Since I often tired of sitting endless hours at a computer screen, editing and playing with her when she was a wee book-in-process, the stages of her gestation were printed on page after page for me to edit. I bet Big Topics at Midnight is grateful that I continued to work on her story so she wasn’t presented to the world in any of the multiple drafts that were left behind…

Leaning is our way of saying Thank You to the trees around us, for their beauty when standing firmly planted in the Earth and their beauty as a piece of paper.

Banyon Tree
Banyon Tree
100 year old Mango Tree
100 year old Mango Tree
Monkeypod Tree
Monkeypod Tree

Getting Naked: Memoir #1

Nancy at desk #2+I’m not fond of taking my clothes off in public. St. Francis did it when he renounced his father’s lifestyle and business and ran off into the wilderness. But I’m no saint.

And yet I felt led to write one of the most revealing of books—a memoir. Not just one memoir, like a normal person should write.

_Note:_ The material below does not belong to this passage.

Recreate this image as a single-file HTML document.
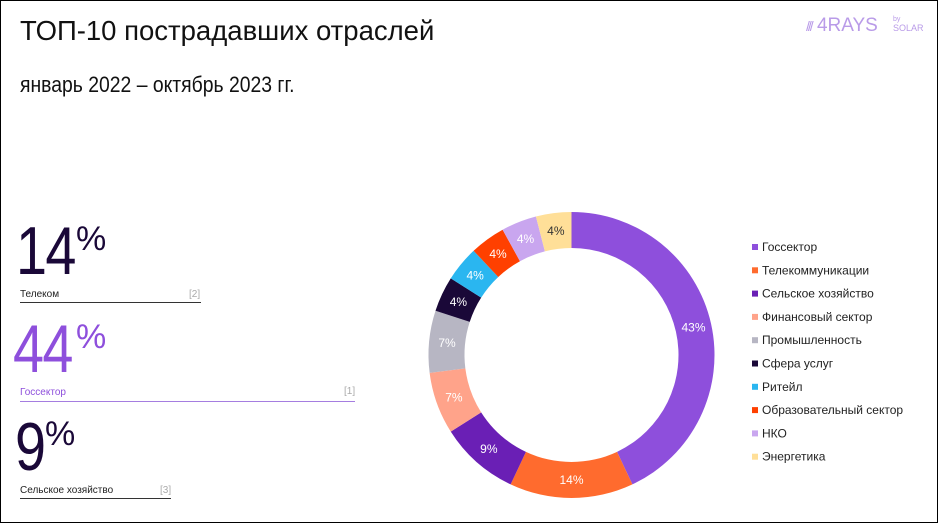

But multiple, parallel memoirs: personal, family/ancestral, “my people” (white skin, wealthy, Christian, woman, American, and Texan) and even the moon has her say. Most of these push the definition of memoir, yet all come from my experience and find their “voice” through me. All of these “memoirs” speak with an eye to supporting change from the personal to the global levels.

It was a writing task, to be sure. I’ve always written, but writing a book required lots of learning and relearning the craft of words as well as putting myself at the mercy of great editors. Nevertheless, learning how to write a book was the easy part.

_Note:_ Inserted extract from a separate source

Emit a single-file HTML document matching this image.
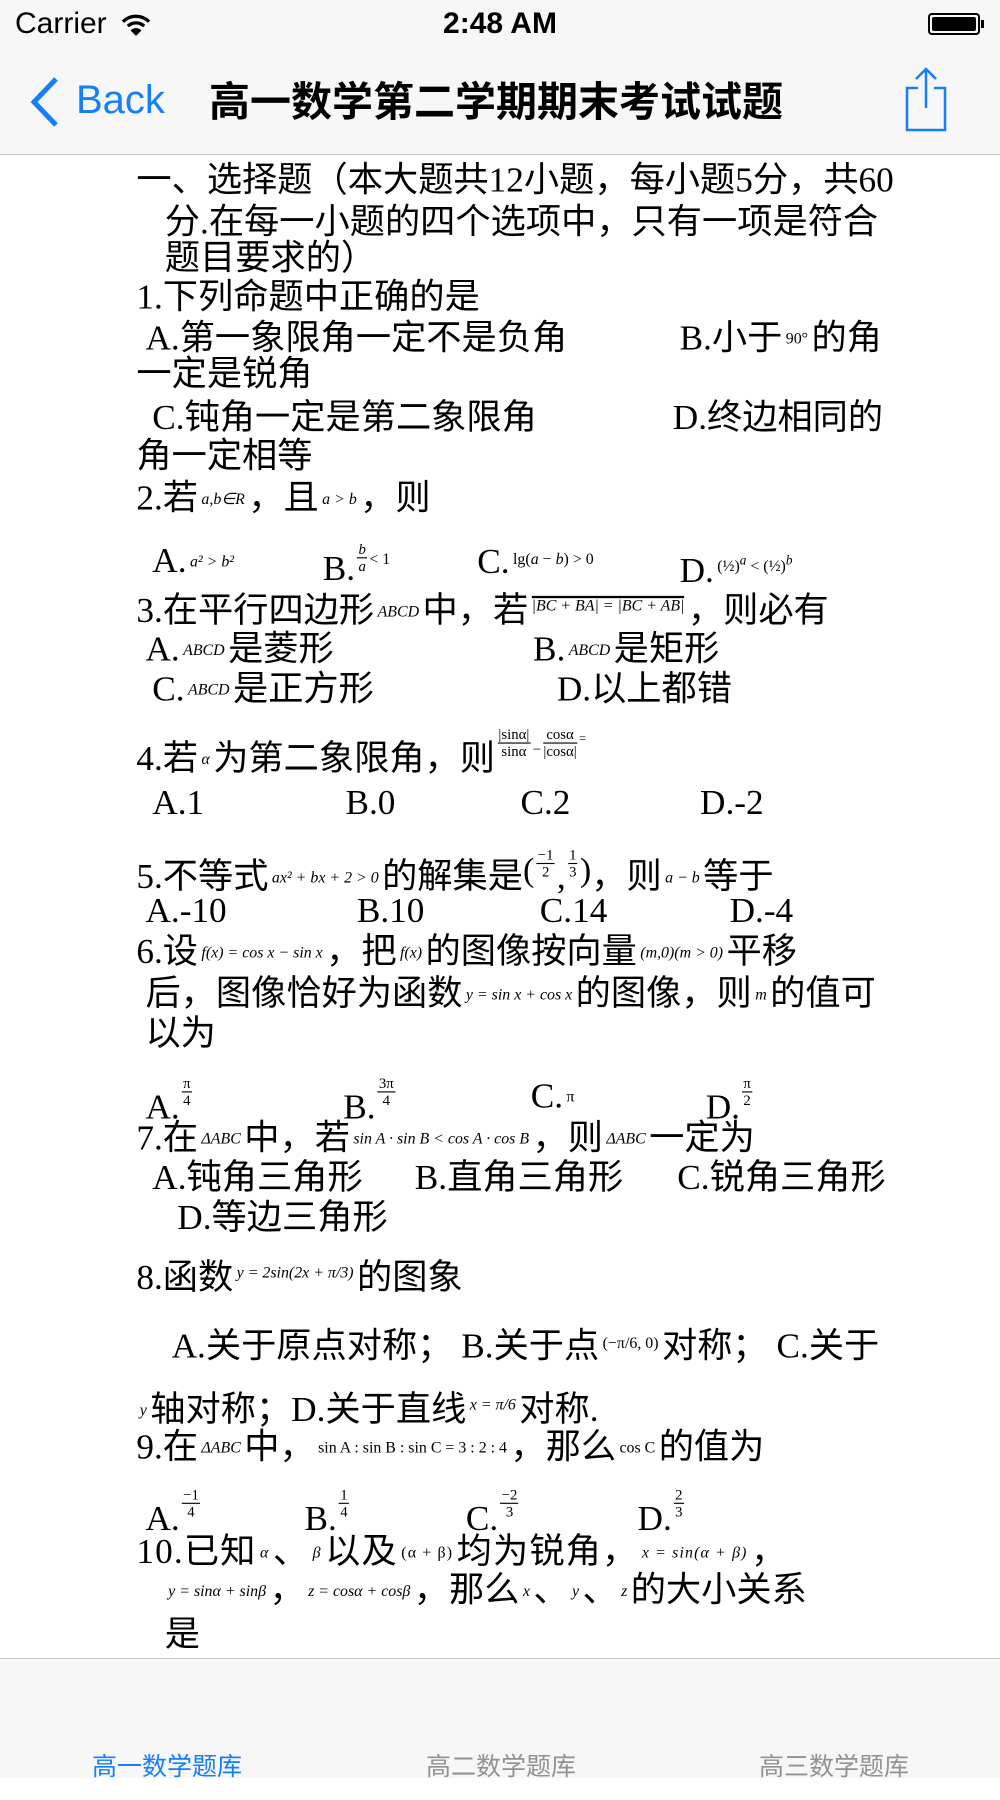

Diving back into the nooks and crannies of my life and the world around me was the demanding part. I looked at things I thought were true about myself and the world around me.  I was humbled to see how often I was POSITIVE, yet wrong.

Standing in the light, wide awake and seeing things for the first time, was demanding.  Sometimes I hid under my mother’s blue afghan. Often I doubted I was up to the task of learning and change. In the end, however, I surrendered, naked as a baby.

That process continues every day.

In her exploration of the fairy tale “Vasalisa the Wise” from Women who Run with the Wolves (page 108), Clarissa Pinkola Estes writes about these demands of living an conscious life:

“… watching and comprehending of the negative forces and imbalances both inward and outward. Secondly, it causes striving in the gathering up of will in order to do something about what one sees, be it for good, or balance, or to allow something to die.

“… we clearly see all sides of ourselves and others, both the disfigured and the divine and all conditions in between.

“Yet, with this light the miracles of deep beauty in the world and in humans come to consciousness. With this penetrating light one can see past the bad action to the good heart, one can espy the sweet spirit crushed beneath hatred, one can understand much instead of being perplexed only.”

In the end, getting naked through a memoir was the only structure I found powerful enough to dive deeply into race, class and gender in order to support the great turning that is so needed in our world today.

I’d love to hear your bare stories too. Too much is at stake for us to continue to hide beneath layers and layers of silence.

First in a series of five blogs about memoir.

Keep it Short

It was back to the elevator speech. Or a response to a polite inquiry into the content of my emerging book. Short. Simple. Just a taste.

Nancy at KATU #2For a woman who loves to dive deeply into gargantuan topics, the thought of short or simple used to send me into a panic. I couldn’t even imagine how to boil my words down to a description that felt true and made any sense.

With a lot of hand holding and expertise from Jen Violi, my writing coach, creative dula and content editor, I found my way to the following short book description:

Big Topics at Midnight: A Texas Girl Wakes Up to Race, Class, Gender and Herself defies easy categorization. It’s memoir and history and a celebration of the power of faith, myth and magic. It’s personal, and it calls for social change. Through the lenses of race, class, gender and spirituality, Nancy Thurston excavates history—personal, familial, global—for the sake of cross-generational healing and transformation.

Then last week I had 3-4 minute interview on Portland’s KATU AM Northwest show. No succinct description written out and read. But the instructions were the same. Short. Simple. Just a taste.

Slowly I am learning the art of brevity. Stretching out the boundaries of my preferences, I am experimenting with the power of holding both the full, deep-sea dive and the teaspoon taste.

Story as Wake-Up Call

Outside, the stars twinkled. Inside, the sanctuary was dark. In the back aisle near the church doors, we heard the quick striking of flint and steel and flame burst forth as the charcoal fire was lit.  Incense and smoke billowed. Words I’ve heard every Easter Vigil, were spoken, “On this most holy night, in which our Lord Jesus passed over from death to life, the Church invites her members, dispersed throughout the world, to gather in vigil and prayer.”  The large Pascal candle was lit, and soon the flame was shared from person to person until the whole sanctuary was aglow.

This was part of the big story, a central spiritual story of my faith tradition, held within the Episcopal liturgy. These sacred stories are shared over and over again until they work themselves into our bones.

Easter morning I slipped on the stairs and jammed my right knee, flaring up a forty-five year old injury from my short stint in a junior high school ballet class. Hobbling around on a day of resurrection seemed like a strange way to participate in the celebration, but it was the best I could muster.

Life is a weaving of stories. Mine. Yours. Sacred stories. Daily stories. From past to future, cosmic to global to intimate. From the mouths of strangers to enemies to beloved partners. Stories keep our edges supple and remind us who we are and whose we are.

I’ve been playing with technology and stories that emerged from my book, Big Topics at Midnight: A Texas Girl Wakes Up to Race, Class, Gender and Herself.  Today, on Easter Monday, I am announcing the addition of my first YouTube video on the home page of my website.  It is the first of five. The words are excerpted from an audio interview, with the images by book illustrator Khara Scott-Bey and a variety of photographs.

Enjoy. And continue to tell your stories.  Our future depends on it.